Dijital oyun tasarımcısı Doruk Atasoy, günümüzde yükselen oyun bağımlılığı eleştirilerini düşünürken, aklına ilginç bir fikir gelir: “Oyunlarla hayatı öğrenmek mümkün mü?” Bu soru, Atasoy’un zihninde derin düşüncelere yol açar.
Atasoy, çocukların oyunlar aracılığıyla hayatı öğrenebileceğine inanarak, yeni bir oyun tasarımı üzerinde çalışmaya karar verir. Ancak bu kez sıradan bir oyun değil, on çocukla birlikte tasarlayacağı bir oyun olacaktır. Telefon ekranlarından uzak, gerçek dünyada deneyimlenecek bu oyunun amacı sadece eğlence değil, aynı zamanda hayatta kalma becerilerini geliştirmek üzerine kurulu olacaktır.

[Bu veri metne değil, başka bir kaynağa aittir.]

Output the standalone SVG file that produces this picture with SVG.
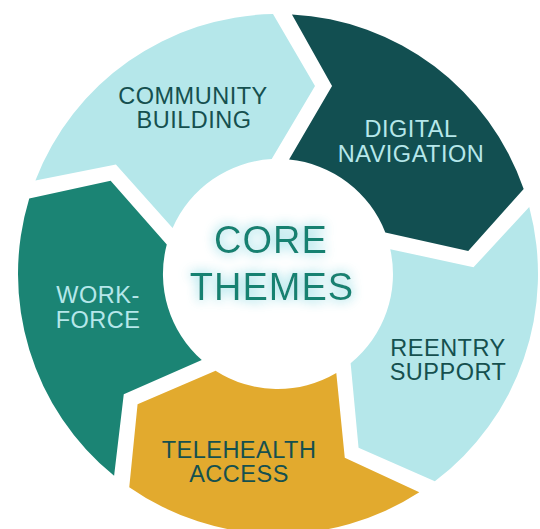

Çocuklar, doğada yol bulmayı, temel ihtiyaçlarını karşılamayı, işbirliği yapmayı ve riskleri değerlendirmeyi öğreneceklerdir. Atasoy’un bu radikal yaklaşımı, çocukların sanal dünyada kazandıkları becerilerin gerçek hayatta ne kadar geçerli olduğunu sorgulamaya yönlendiriyor.